Directions for this task:
Word for word, copy all the data and drop the pictures.

Material provided:
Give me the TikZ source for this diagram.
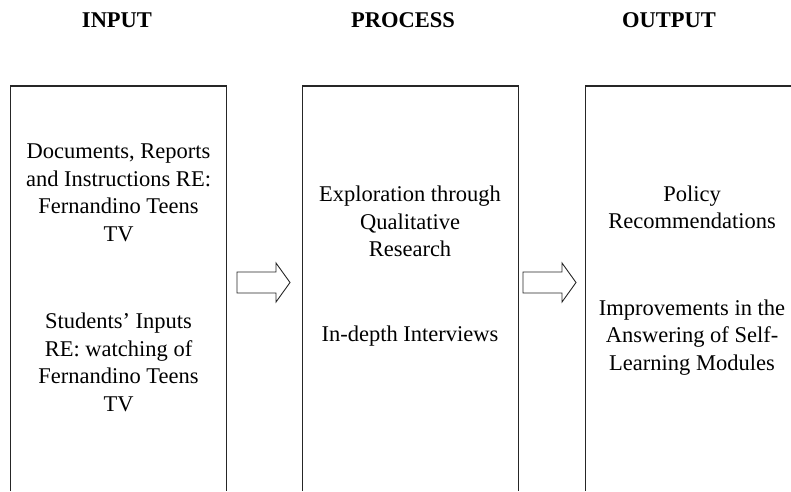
\documentclass[tikz,border=0pt]{standalone}
\usepackage{fontspec}
\setmainfont{Liberation Serif}

\begin{document}
\begin{tikzpicture}[x=1pt, y=-1pt,
    heading/.style={font=\fontsize{22.5}{27.5}\selectfont\bfseries, anchor=base, inner sep=0pt},
    body/.style={font=\fontsize{22.5}{27.5}\selectfont, align=center, anchor=base, inner sep=0pt},
    frame/.style={line width=1.2pt, draw=black!85},
    blockarrow/.style={line width=0.9pt, draw=black!85}]
    \useasboundingbox (0,0) rectangle (791,491);

    \node[heading] (input)   at (117,27) {INPUT};
    \node[heading] (process) at (403,27) {PROCESS};
    \node[heading] (output)  at (669,27) {OUTPUT};

    % columns, open at the bottom edge
    \draw[frame] (10.5,491) -- (10.5,86) -- (226.5,86) -- (226.5,491);
    \draw[frame] (302.5,491) -- (302.5,86) -- (518.5,86) -- (518.5,491);
    \draw[frame] (585.5,491) -- (585.5,86) -- (791,86);

    % base = baseline of the last line
    \node[body] (docs)     at (118.5,241) {Documents, Reports\\and Instructions RE:\\Fernandino Teens\\TV};
    \node[body] (students) at (118.5,411) {Students’ Inputs\\RE: watching of\\Fernandino Teens\\TV};

    \node[body] (explore)    at (410,256.5) {Exploration through\\Qualitative\\Research};
    \node[body] (interviews) at (410,341.7) {In-depth Interviews};

    \node[body] (policy)  at (692,228.5) {Policy\\Recommendations};
    \node[body] (improve) at (692,370) {Improvements in the\\Answering of Self-\\Learning Modules};

    % hollow arrows between the columns
    \foreach \x in {237,523}
        \draw[blockarrow] (\x,272) -- ++(39,0) -- ++(0,-9) -- ++(14,19.5)
            -- ++(-14,19.5) -- ++(0,-9) -- ++(-39,0) -- cycle;
\end{tikzpicture}
\end{document}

Task result:
Give me the TikZ source for this diagram.
\documentclass[tikz,border=0pt]{standalone}
\usepackage{fontspec}
\setmainfont{Liberation Serif}

\begin{document}
\begin{tikzpicture}[x=1pt, y=-1pt,
    heading/.style={font=\fontsize{22.5}{27.5}\selectfont\bfseries, anchor=base, inner sep=0pt},
    body/.style={font=\fontsize{22.5}{27.5}\selectfont, align=center, anchor=base, inner sep=0pt},
    frame/.style={line width=1.2pt, draw=black!85},
    blockarrow/.style={line width=0.9pt, draw=black!85}]
    \useasboundingbox (0,0) rectangle (791,491);

    \node[heading] (input)   at (117,27) {INPUT};
    \node[heading] (process) at (403,27) {PROCESS};
    \node[heading] (output)  at (669,27) {OUTPUT};

    % columns, open at the bottom edge
    \draw[frame] (10.5,491) -- (10.5,86) -- (226.5,86) -- (226.5,491);
    \draw[frame] (302.5,491) -- (302.5,86) -- (518.5,86) -- (518.5,491);
    \draw[frame] (585.5,491) -- (585.5,86) -- (791,86);

    % base = baseline of the last line
    \node[body] (docs)     at (118.5,241) {Documents, Reports\\and Instructions RE:\\Fernandino Teens\\TV};
    \node[body] (students) at (118.5,411) {Students’ Inputs\\RE: watching of\\Fernandino Teens\\TV};

    \node[body] (explore)    at (410,256.5) {Exploration through\\Qualitative\\Research};
    \node[body] (interviews) at (410,341.7) {In-depth Interviews};

    \node[body] (policy)  at (692,228.5) {Policy\\Recommendations};
    \node[body] (improve) at (692,370) {Improvements in the\\Answering of Self-\\Learning Modules};

    % hollow arrows between the columns
    \foreach \x in {237,523}
        \draw[blockarrow] (\x,272) -- ++(39,0) -- ++(0,-9) -- ++(14,19.5)
            -- ++(-14,19.5) -- ++(0,-9) -- ++(-39,0) -- cycle;
\end{tikzpicture}
\end{document}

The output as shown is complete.